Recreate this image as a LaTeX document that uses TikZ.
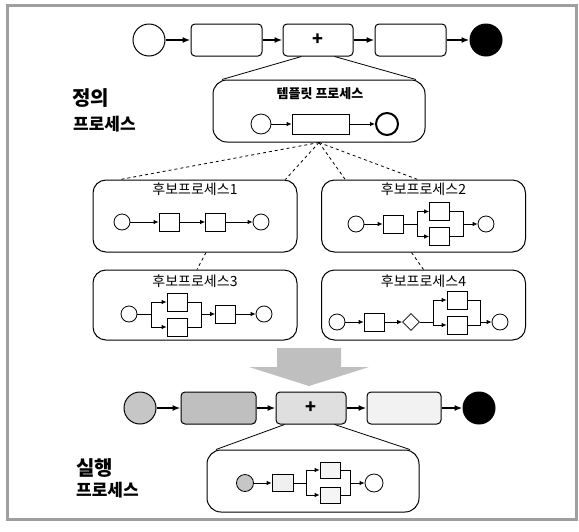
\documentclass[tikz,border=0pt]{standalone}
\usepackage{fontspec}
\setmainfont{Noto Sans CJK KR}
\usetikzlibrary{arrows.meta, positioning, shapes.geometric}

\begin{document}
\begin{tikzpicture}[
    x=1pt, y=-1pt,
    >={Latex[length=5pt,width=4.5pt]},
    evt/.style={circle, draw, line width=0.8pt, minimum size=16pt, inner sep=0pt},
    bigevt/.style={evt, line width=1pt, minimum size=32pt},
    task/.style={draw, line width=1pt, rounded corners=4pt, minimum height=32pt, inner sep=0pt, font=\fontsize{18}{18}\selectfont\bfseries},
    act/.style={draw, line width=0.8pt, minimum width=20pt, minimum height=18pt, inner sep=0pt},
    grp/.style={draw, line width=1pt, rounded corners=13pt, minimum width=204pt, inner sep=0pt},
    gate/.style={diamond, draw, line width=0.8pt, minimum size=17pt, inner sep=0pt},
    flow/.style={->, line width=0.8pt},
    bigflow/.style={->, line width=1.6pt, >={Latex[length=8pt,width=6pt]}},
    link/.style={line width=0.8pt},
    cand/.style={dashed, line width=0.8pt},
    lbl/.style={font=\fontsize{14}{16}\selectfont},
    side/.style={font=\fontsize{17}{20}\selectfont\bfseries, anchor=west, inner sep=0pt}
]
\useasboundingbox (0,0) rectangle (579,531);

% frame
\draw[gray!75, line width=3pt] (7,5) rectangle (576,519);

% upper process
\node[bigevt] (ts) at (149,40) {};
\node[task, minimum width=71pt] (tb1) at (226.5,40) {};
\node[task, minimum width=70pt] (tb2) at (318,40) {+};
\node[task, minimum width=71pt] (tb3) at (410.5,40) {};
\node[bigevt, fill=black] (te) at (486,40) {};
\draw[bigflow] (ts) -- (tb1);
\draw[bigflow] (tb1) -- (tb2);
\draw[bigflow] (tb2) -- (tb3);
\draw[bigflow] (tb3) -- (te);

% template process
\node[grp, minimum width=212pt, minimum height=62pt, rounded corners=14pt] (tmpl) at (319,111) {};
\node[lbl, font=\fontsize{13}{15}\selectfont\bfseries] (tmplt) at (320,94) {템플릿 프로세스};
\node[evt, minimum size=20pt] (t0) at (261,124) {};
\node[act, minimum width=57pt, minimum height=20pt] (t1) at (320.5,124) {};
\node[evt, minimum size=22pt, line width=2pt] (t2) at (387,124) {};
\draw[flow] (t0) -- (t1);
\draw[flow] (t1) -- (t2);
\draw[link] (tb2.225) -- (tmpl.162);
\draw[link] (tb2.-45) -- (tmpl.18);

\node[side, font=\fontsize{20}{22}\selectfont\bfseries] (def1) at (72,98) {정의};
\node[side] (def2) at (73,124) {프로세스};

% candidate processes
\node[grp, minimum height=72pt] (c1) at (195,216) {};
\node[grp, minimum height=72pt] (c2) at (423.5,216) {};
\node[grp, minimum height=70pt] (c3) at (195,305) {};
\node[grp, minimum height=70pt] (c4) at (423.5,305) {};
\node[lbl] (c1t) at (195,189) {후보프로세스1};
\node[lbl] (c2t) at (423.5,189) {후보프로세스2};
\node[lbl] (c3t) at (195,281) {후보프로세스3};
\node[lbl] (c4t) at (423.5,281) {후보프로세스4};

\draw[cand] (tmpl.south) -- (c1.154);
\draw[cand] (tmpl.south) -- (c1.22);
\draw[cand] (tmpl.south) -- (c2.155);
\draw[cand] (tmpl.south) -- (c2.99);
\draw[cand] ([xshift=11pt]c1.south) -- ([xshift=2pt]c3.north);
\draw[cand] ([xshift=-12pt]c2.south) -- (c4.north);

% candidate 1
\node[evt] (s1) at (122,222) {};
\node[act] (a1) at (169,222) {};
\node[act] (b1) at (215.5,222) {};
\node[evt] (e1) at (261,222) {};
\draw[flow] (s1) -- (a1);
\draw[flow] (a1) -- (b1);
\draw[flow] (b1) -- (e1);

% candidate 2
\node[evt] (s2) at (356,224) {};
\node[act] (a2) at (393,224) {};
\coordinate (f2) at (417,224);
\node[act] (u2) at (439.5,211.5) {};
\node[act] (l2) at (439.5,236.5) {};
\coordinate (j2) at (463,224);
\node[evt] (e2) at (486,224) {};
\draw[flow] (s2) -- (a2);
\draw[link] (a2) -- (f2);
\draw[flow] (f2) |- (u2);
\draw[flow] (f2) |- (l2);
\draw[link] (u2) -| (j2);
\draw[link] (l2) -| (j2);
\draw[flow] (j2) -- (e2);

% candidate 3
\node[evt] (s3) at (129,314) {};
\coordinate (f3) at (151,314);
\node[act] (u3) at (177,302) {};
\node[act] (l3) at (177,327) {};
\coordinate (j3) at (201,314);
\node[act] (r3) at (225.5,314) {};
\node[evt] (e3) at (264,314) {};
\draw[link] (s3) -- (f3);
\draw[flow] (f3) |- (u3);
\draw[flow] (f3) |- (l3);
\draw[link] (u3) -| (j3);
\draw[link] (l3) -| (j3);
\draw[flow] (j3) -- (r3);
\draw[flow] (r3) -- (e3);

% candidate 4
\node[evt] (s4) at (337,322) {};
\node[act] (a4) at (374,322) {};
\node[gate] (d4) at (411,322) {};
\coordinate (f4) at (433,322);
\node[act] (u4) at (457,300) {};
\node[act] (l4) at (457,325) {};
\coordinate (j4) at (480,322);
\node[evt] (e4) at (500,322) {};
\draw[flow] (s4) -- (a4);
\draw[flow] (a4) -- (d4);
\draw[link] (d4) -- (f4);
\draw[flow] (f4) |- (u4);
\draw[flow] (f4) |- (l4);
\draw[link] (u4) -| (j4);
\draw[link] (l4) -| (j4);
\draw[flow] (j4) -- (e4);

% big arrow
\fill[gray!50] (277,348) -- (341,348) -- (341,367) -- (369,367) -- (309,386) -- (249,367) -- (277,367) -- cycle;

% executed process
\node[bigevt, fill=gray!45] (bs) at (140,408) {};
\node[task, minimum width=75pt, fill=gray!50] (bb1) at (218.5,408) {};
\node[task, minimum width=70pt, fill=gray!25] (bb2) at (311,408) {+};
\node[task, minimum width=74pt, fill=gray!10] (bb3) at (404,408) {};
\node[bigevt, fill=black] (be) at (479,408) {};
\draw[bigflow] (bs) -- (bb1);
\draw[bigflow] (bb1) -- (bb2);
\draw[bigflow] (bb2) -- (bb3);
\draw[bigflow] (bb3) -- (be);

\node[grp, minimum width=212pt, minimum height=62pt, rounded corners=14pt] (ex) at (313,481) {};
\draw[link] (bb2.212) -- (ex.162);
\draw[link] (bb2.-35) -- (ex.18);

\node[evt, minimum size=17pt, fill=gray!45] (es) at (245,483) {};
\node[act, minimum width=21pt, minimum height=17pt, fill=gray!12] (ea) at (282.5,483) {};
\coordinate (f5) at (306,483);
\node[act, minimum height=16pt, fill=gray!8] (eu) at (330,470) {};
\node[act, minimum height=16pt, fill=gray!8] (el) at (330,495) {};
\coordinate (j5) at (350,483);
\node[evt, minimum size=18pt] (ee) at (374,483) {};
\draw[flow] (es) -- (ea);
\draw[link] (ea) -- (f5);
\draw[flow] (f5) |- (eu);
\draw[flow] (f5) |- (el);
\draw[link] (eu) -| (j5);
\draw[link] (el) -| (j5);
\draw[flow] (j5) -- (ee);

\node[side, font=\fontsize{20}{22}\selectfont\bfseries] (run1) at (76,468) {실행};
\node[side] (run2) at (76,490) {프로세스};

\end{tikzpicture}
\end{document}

━━━━

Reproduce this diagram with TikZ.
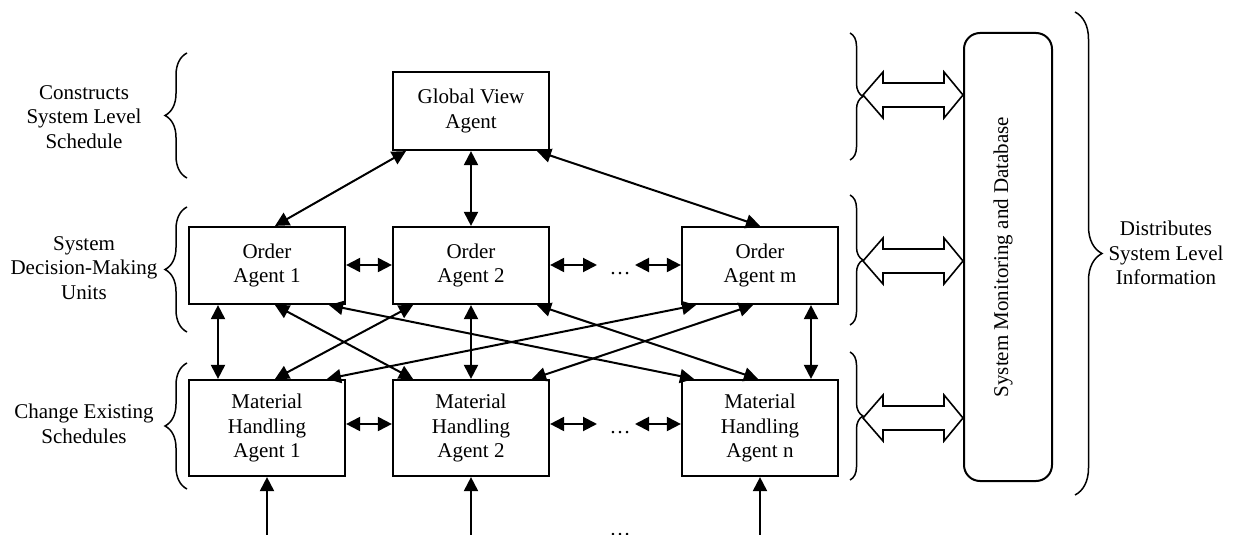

━━━━

Repeat exactly, and only, the entries from the line with "Recreate this image" through the line with "(tb2.-45) -- (tmpl.18);". Pictures are skipped.

EXERCISE RESULT
Recreate this image as a LaTeX document that uses TikZ.
\documentclass[tikz,border=0pt]{standalone}
\usepackage{fontspec}
\setmainfont{Noto Sans CJK KR}
\usetikzlibrary{arrows.meta, positioning, shapes.geometric}

\begin{document}
\begin{tikzpicture}[
    x=1pt, y=-1pt,
    >={Latex[length=5pt,width=4.5pt]},
    evt/.style={circle, draw, line width=0.8pt, minimum size=16pt, inner sep=0pt},
    bigevt/.style={evt, line width=1pt, minimum size=32pt},
    task/.style={draw, line width=1pt, rounded corners=4pt, minimum height=32pt, inner sep=0pt, font=\fontsize{18}{18}\selectfont\bfseries},
    act/.style={draw, line width=0.8pt, minimum width=20pt, minimum height=18pt, inner sep=0pt},
    grp/.style={draw, line width=1pt, rounded corners=13pt, minimum width=204pt, inner sep=0pt},
    gate/.style={diamond, draw, line width=0.8pt, minimum size=17pt, inner sep=0pt},
    flow/.style={->, line width=0.8pt},
    bigflow/.style={->, line width=1.6pt, >={Latex[length=8pt,width=6pt]}},
    link/.style={line width=0.8pt},
    cand/.style={dashed, line width=0.8pt},
    lbl/.style={font=\fontsize{14}{16}\selectfont},
    side/.style={font=\fontsize{17}{20}\selectfont\bfseries, anchor=west, inner sep=0pt}
]
\useasboundingbox (0,0) rectangle (579,531);

% frame
\draw[gray!75, line width=3pt] (7,5) rectangle (576,519);

% upper process
\node[bigevt] (ts) at (149,40) {};
\node[task, minimum width=71pt] (tb1) at (226.5,40) {};
\node[task, minimum width=70pt] (tb2) at (318,40) {+};
\node[task, minimum width=71pt] (tb3) at (410.5,40) {};
\node[bigevt, fill=black] (te) at (486,40) {};
\draw[bigflow] (ts) -- (tb1);
\draw[bigflow] (tb1) -- (tb2);
\draw[bigflow] (tb2) -- (tb3);
\draw[bigflow] (tb3) -- (te);

% template process
\node[grp, minimum width=212pt, minimum height=62pt, rounded corners=14pt] (tmpl) at (319,111) {};
\node[lbl, font=\fontsize{13}{15}\selectfont\bfseries] (tmplt) at (320,94) {템플릿 프로세스};
\node[evt, minimum size=20pt] (t0) at (261,124) {};
\node[act, minimum width=57pt, minimum height=20pt] (t1) at (320.5,124) {};
\node[evt, minimum size=22pt, line width=2pt] (t2) at (387,124) {};
\draw[flow] (t0) -- (t1);
\draw[flow] (t1) -- (t2);
\draw[link] (tb2.225) -- (tmpl.162);
\draw[link] (tb2.-45) -- (tmpl.18);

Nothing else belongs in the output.